🛰️ まとめ記事:ジェイムズ・ウェッブ宇宙望遠鏡がとらえた三重連星の輝き
出典:Keith Cooper(Space.com, 2025年9月発表)
🌌 壮大な舞台 ― ロブスター星雲とピスミス24星団
ジェイムズ・ウェッブ宇宙望遠鏡(JWST)が撮影したのは、さながらファンタジー作品のワンシーンのような光景。しかしこれは実際の宇宙の姿であり、**地球から約5,500光年離れた「NGC 6357(ロブスター星雲)」**に位置するピスミス24星団の一部だ。
この星雲は分子水素ガスを主成分とする巨大な星のゆりかごで、内部では若くて高温・大質量の星々がガスを削り取りながら誕生を繰り返している。
🌟 ピスミス24-1 ― かつて「最大の恒星」とされた存在
画像の中でも特に輝きを放つのはピスミス24-1。かつては太陽の300倍もの質量を持つ単独恒星だと考えられていた。

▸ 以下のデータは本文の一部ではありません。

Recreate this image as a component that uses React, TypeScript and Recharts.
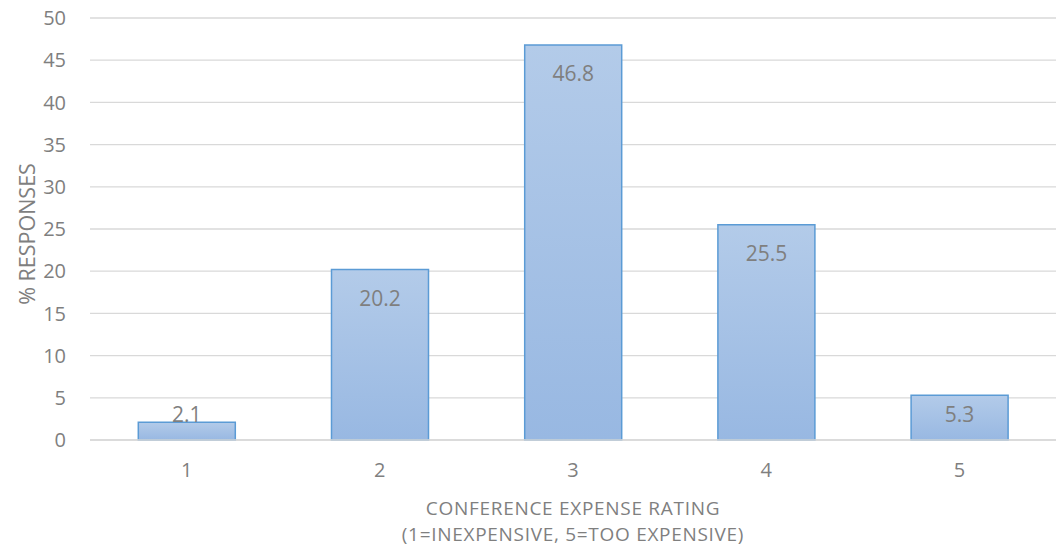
import React from 'react';
import { BarChart, Bar, XAxis, YAxis, CartesianGrid, LabelList } from 'recharts';

const categories = ['1', '2', '3', '4', '5'];
const responses = [2.1, 20.2, 46.8, 25.5, 5.3];
const yTicks = [0, 5, 10, 15, 20, 25, 30, 35, 40, 45, 50];
const xTitle1 = 'CONFERENCE EXPENSE RATING';
const xTitle2 = '(1=INEXPENSIVE, 5=TOO EXPENSIVE)';
const yTitle = '% RESPONSES';

const data = categories.map((c, i) => ({ name: c, value: responses[i] }));

const FONT = '"Open Sans", sans-serif';
const TEXT = '#7f7f7f';

const BarLabel = (props: any) => {
  const { x, y, width, height, value } = props;
  const bottom = y + height;
  const cy = Math.min(y + 28, bottom - 26);
  return (
    <text
      x={x + width / 2}
      y={cy}
      textAnchor="middle"
      dominantBaseline="central"
      fill={TEXT}
      fontFamily={FONT}
      fontSize={21}
    >
      {value}
    </text>
  );
};

const XTitle = (props: any) => {
  const { viewBox } = props;
  const cx = viewBox.x + viewBox.width / 2;
  return (
    <g>
      <text x={cx} y={viewBox.y + 68} textAnchor="middle" dominantBaseline="central" fill={TEXT} fontFamily={FONT} fontSize={19} letterSpacing={0.7}>
        {xTitle1}
      </text>
      <text x={cx} y={viewBox.y + 94} textAnchor="middle" dominantBaseline="central" fill={TEXT} fontFamily={FONT} fontSize={19} letterSpacing={0.7}>
        {xTitle2}
      </text>
    </g>
  );
};

const YTitle = () => {
  const cy = 234;
  const cx = 26;
  return (
    <text
      x={cx}
      y={cy}
      transform={`rotate(-90, ${cx}, ${cy})`}
      textAnchor="middle"
      dominantBaseline="central"
      fill={TEXT}
      fontFamily={FONT}
      fontSize={21.5}
    >
      {yTitle}
    </text>
  );
};

export default function App() {
  return (
    <div style={{ position: 'absolute', left: 0, top: 0, background: '#fff' }}>
      <BarChart
        width={1056}
        height={552}
        data={data}
        margin={{ top: 18, right: 0, left: 0, bottom: 0 }}
        barCategoryGap="25%"
      >
        <defs>
          <linearGradient id="barFill" x1="0" y1="0" x2="0" y2="1">
            <stop offset="0%" stopColor="#b3cbe9" />
            <stop offset="100%" stopColor="#98b8e2" />
          </linearGradient>
        </defs>
        <CartesianGrid vertical={false} stroke="#d9d9d9" strokeWidth={1.3} />
        <XAxis
          dataKey="name"
          height={112}
          axisLine={{ stroke: '#d9d9d9', strokeWidth: 1.3 }}
          tickLine={false}
          tickMargin={17}
          tick={{ fill: TEXT, fontFamily: FONT, fontSize: 20 }}
          label={<XTitle />}
        />
        <YAxis
          width={90}
          domain={[0, 50]}
          ticks={yTicks}
          axisLine={false}
          tickLine={false}
          tickMargin={18}
          tick={{ fill: TEXT, fontFamily: FONT, fontSize: 20 }}
          label={<YTitle />}
        />
        <Bar dataKey="value" fill="url(#barFill)" stroke="#5b9bd5" strokeWidth={1.5} isAnimationActive={false}>
          <LabelList dataKey="value" content={<BarLabel />} />
        </Bar>
      </BarChart>
    </div>
  );
}
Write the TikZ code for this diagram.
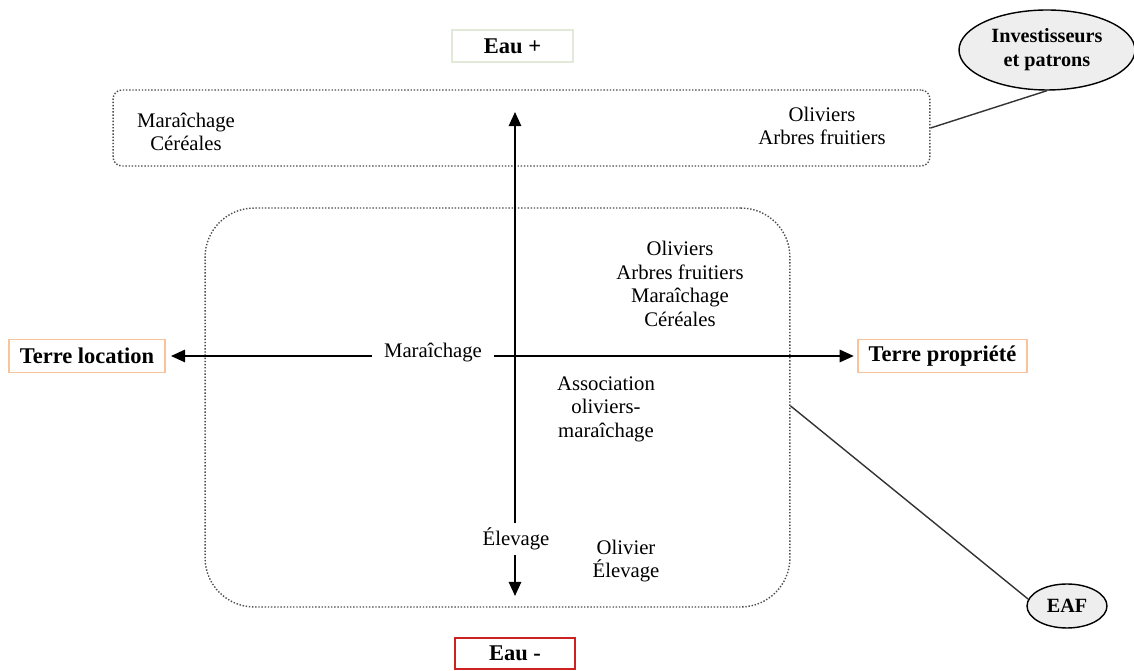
\documentclass[tikz,border=0pt]{standalone}
\usepackage{fontspec}
\setmainfont{Liberation Serif}
\usetikzlibrary{arrows.meta,shapes.geometric}
\definecolor{pale}{HTML}{E2E9D9}
\definecolor{peach}{HTML}{F8C39A}
\definecolor{darkred}{HTML}{CC2222}
\definecolor{ovalfill}{HTML}{EEEEEE}
\tikzset{
  txt/.style={align=center, font=\fontsize{11.8}{13.4}\selectfont},
  lbl/.style={draw, line width=0.8pt, inner sep=0pt, font=\bfseries\fontsize{12.8}{14}\selectfont},
  zone/.style={draw=gray!60!black, densely dotted, line width=0.8pt},
  oval/.style={draw, ellipse, fill=ovalfill, line width=0.8pt, align=center,
    font=\bfseries\fontsize{11.5}{13.6}\selectfont, inner sep=0pt},
  axis/.style={line width=1.1pt, -{Triangle[length=8pt,width=7pt]}},
  link/.style={line width=0.8pt, black!80}
}
\begin{document}
\begin{tikzpicture}[x=0.02cm, y=-0.02cm]
  \useasboundingbox (0,0) rectangle (1134,671);
  % zones
  \node[zone, rounded corners=5pt, minimum width=16.34cm, minimum height=1.52cm] (top) at (521.5,128) {};
  \node[zone, rounded corners=28pt, minimum width=11.7cm, minimum height=7.98cm] (big) at (497.5,407.5) {};
  % axes
  \coordinate (o) at (515,356);
  \coordinate (up) at (515,112);
  \coordinate (down) at (515,596);
  \node[lbl, draw=pale, minimum width=2.42cm, minimum height=0.64cm] (eauplus) at (512.5,46) {Eau +};
  \node[lbl, draw=darkred, minimum width=2.4cm, minimum height=0.62cm] (eaumoins) at (515,653.5) {Eau -};
  \node[lbl, draw=peach, minimum width=3.12cm, minimum height=0.66cm] (loc) at (87,356) {Terre location};
  \node[lbl, draw=peach, minimum width=3.38cm, minimum height=0.66cm] (prop) at (942.5,356) {Terre propriété};
  \draw[axis] (o) -- (up);
  \draw[axis] (o) -- (down);
  \draw[axis, shorten >=3pt] (o) -- (loc);
  \draw[axis, shorten >=2pt] (o) -- (prop);
  % texts
  \node[txt, fill=white, inner xsep=7pt, inner ysep=1pt] (mar) at (433,353) {Maraîchage};
  \node[txt, fill=white, inner xsep=2pt, inner ysep=3pt] (elev) at (516,539) {Élevage};
  \node[txt] (tl) at (186,132) {Maraîchage\\Céréales};
  \node[txt] (tr) at (822,126) {Oliviers\\Arbres fruitiers};
  \node[txt] (q1) at (680,284) {Oliviers\\Arbres fruitiers\\Maraîchage\\Céréales};
  \node[txt] (q2) at (606,409) {Association\\oliviers-\\maraîchage};
  \node[txt] (q3) at (626,561) {Olivier\\Élevage};
  % actors
  \node[oval, minimum width=3.52cm, minimum height=1.6cm] (inv) at (1047,50) {Investisseurs\\et patrons};
  \node[oval, minimum width=1.6cm, minimum height=0.88cm] (eaf) at (1067,606) {EAF};
  \draw[link] (inv.south) -- (top.east);
  \draw[link] (big.east |- 0,406) -- (eaf.170);
\end{tikzpicture}
\end{document}
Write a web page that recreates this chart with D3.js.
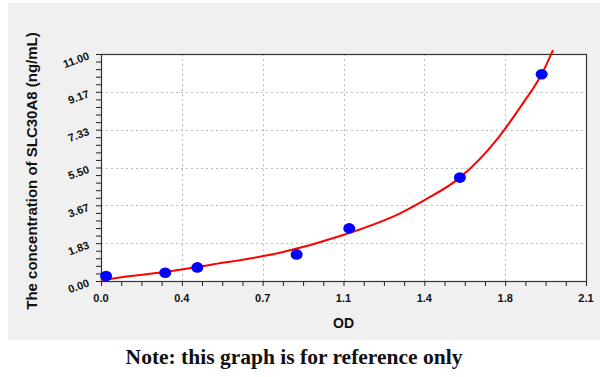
<!DOCTYPE html>
<html>
<head>
<meta charset="utf-8">
<script src="https://cdn.jsdelivr.net/npm/d3@7"></script>
<style>
  html, body { margin: 0; padding: 0; background: #fff; }
  svg { display: block; }
</style>
</head>
<body>
<div class="chart"></div>
<script>
// standard points (OD, concentration)
const pointOD = [0.022, 0.278, 0.417, 0.847, 1.075, 1.554, 1.908];
const pointConc = [0.24, 0.40, 0.66, 1.29, 2.55, 5.01, 10.02];

// fitted curve
const curveOD = [0.0, 0.126, 0.284, 0.472, 0.775, 1.049, 1.295, 1.403, 1.554, 1.712, 1.828, 1.908, 1.957];
const curveConc = [0.03, 0.24, 0.45, 0.78, 1.37, 2.23, 3.28, 3.93, 5.01, 6.83, 8.63, 10.02, 11.19];

const xTicks = [0, 0.35, 0.7, 1.05, 1.4, 1.75, 2.1];
const xTickLabels = ["0.0", "0.4", "0.7", "1.1", "1.4", "1.8", "2.1"];
const yTicks = [0, 11 / 6, 22 / 6, 33 / 6, 44 / 6, 55 / 6, 11];
const yTickLabels = ["0.00", "1.83", "3.67", "5.50", "7.33", "9.17", "11.00"];

const width = 600, height = 377;
const margin = {top: 54, right: 14, bottom: 96, left: 101};

const svg = d3.select(".chart")
  .append("svg")
    .attr("width", width)
    .attr("height", height);

// grey panel behind the chart
svg.append("rect")
  .attr("x", 8).attr("y", 3)
  .attr("width", 592).attr("height", 337)
  .attr("fill", "#f0f0f0");

const x = d3.scaleLinear()
  .domain([0, 2.1])
  .range([margin.left, width - margin.right]);

const y = d3.scaleLinear()
  .domain([0, 11])
  .range([height - margin.bottom, margin.top]);

svg.append("rect")
  .attr("x", x(0)).attr("y", y(11))
  .attr("width", x(2.1) - x(0)).attr("height", y(0) - y(11))
  .attr("fill", "#fff");

// dotted grid
const grid = svg.append("g")
  .attr("stroke", "#bdbdbd")
  .attr("stroke-width", 1)
  .attr("stroke-dasharray", "2,3");

grid.selectAll(".vg")
  .data(xTicks.slice(1, -1))
  .join("line")
    .attr("x1", d => Math.round(x(d)) + 0.5)
    .attr("x2", d => Math.round(x(d)) + 0.5)
    .attr("y1", y(11)).attr("y2", y(0));

grid.selectAll(".hg")
  .data(yTicks.slice(1, -1))
  .join("line")
    .attr("y1", d => Math.round(y(d)) + 0.5)
    .attr("y2", d => Math.round(y(d)) + 0.5)
    .attr("x1", x(0)).attr("x2", x(2.1));

// minor ticks
const xMinor = d3.range(0, 24.5).map(i => i * 0.0875);
const yMinor = d3.range(0, 30.5).map(i => i * 11 / 30);

const xAxis = g => g
  .attr("transform", `translate(0, ${y(0)})`)
  .call(d3.axisBottom(x).tickValues(xMinor).tickSize(5).tickFormat("").tickSizeOuter(0))
  .call(g => g.select(".domain").remove())
  .call(g => g.selectAll(".tick line").attr("stroke", "#222"));

const yAxis = g => g
  .attr("transform", `translate(${x(0)}, 0)`)
  .call(d3.axisLeft(y).tickValues(yMinor).tickSize(5).tickFormat("").tickSizeOuter(0))
  .call(g => g.select(".domain").remove())
  .call(g => g.selectAll(".tick line").attr("stroke", "#222"));

svg.append("g").call(xAxis);
svg.append("g").call(yAxis);

// plot frame
svg.append("rect")
  .attr("x", x(0) + 0.5).attr("y", y(11) + 0.5)
  .attr("width", x(2.1) - x(0)).attr("height", y(0) - y(11))
  .attr("fill", "none")
  .attr("stroke", "#333")
  .attr("stroke-width", 1.2);

// tick labels
svg.append("g")
  .attr("font-family", "Liberation Sans, Arial, sans-serif")
  .attr("font-weight", "bold")
  .attr("font-size", 11)
  .attr("fill", "#111")
  .selectAll("text")
  .data(xTicks)
  .join("text")
    .attr("x", d => x(d))
    .attr("y", y(0) + 21)
    .attr("text-anchor", "middle")
    .text((d, i) => xTickLabels[i]);

svg.append("g")
  .attr("font-family", "Liberation Sans, Arial, sans-serif")
  .attr("font-weight", "bold")
  .attr("font-size", 11)
  .attr("fill", "#111")
  .selectAll("text")
  .data(yTicks)
  .join("text")
    .attr("transform", d => `translate(${x(0) - 11}, ${y(d) + 5}) rotate(-20)`)
    .attr("text-anchor", "end")
    .text((d, i) => yTickLabels[i]);

// fitted curve
const line = d3.line()
  .x((d, i) => x(curveOD[i]))
  .y((d, i) => y(curveConc[i]))
  .curve(d3.curveMonotoneX);

svg.append("path")
  .datum(curveOD)
  .attr("fill", "none")
  .attr("stroke", "#ff0000")
  .attr("stroke-width", 2)
  .attr("d", line);

// standard points
svg.append("g")
  .attr("fill", "#0000ff")
  .selectAll("ellipse")
  .data(pointOD)
  .join("ellipse")
    .attr("cx", d => x(d))
    .attr("cy", (d, i) => y(pointConc[i]))
    .attr("rx", 6)
    .attr("ry", 5.3);

// axis titles
svg.append("text")
  .attr("x", (x(0) + x(2.1)) / 2)
  .attr("y", 328)
  .attr("text-anchor", "middle")
  .attr("font-family", "Liberation Sans, Arial, sans-serif")
  .attr("font-weight", "bold")
  .attr("font-size", 14)
  .attr("fill", "#111")
  .text("OD");

svg.append("text")
  .attr("transform", `translate(37, 171) rotate(-90)`)
  .attr("text-anchor", "middle")
  .attr("font-family", "Liberation Sans, Arial, sans-serif")
  .attr("font-weight", "bold")
  .attr("font-size", 15)
  .attr("fill", "#111")
  .text("The concentration of SLC30A8 (ng/mL)");

svg.append("text")
  .attr("x", 294)
  .attr("y", 364)
  .attr("text-anchor", "middle")
  .attr("font-family", "Liberation Serif, serif")
  .attr("font-weight", "bold")
  .attr("font-size", 21.5)
  .attr("fill", "#111")
  .text("Note: this graph is for reference only");
</script>
</body>
</html>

しかし2006年のハッブル望遠鏡観測で、これは三重連星系であることが判明。
- 1つは太陽の66倍の質量
- 残り2つは互いに接近した分光連星で、各星が太陽の約36倍の質量
いずれも約100万年後には超新星爆発を迎えるほどの大質量星である。
🏔️ ガスの尖塔 ― 星を生み出す巨大スパイア
JWSTの近赤外線カメラ(NIRCam)が捉えた映像には、星雲の空洞内部の「山脈のようなガスの尖塔」が映し出されている。
- 最大のスパイアは高さ5.4光年
- 先端部分だけで太陽系を200回収められる規模
このスパイアの内部ではガスが重力崩壊を始め、新たな星の誕生が進行中。やがて新星が生まれ、ガスを内側から浸食していく運命にある。
🎨 色と光が描く「宇宙の幻想絵巻」
JWSTは赤外線を可視化するため擬似カラーで表現している。
- シアン=高温で電離したガス
- オレンジ=微細な塵
- 赤/黒=冷たく密度の高い分子水素ガス(最も密な部分は光を通さず黒に)
さらに白い霞のように見える部分は、水蒸気ではなく、星の放射線によってガスや塵が蒸発し散乱光を生む現象だ。これが幻想的な「霧の山並み」のような景観を作り出している。
✨ 意義とインパクト
この一枚は、宇宙のスケールと美しさを同時に示す傑作だ。
- 星雲内で進行する星形成のダイナミズム
- 大質量星の誕生から終焉までの壮大なライフサイクル
- JWSTの観測力が描き出す人類未踏の宇宙像
ピスミス24-1の三重連星は、単なる天体観測の対象を超え、宇宙が「常に生まれ変わり続ける劇場」であることを私たちに教えている。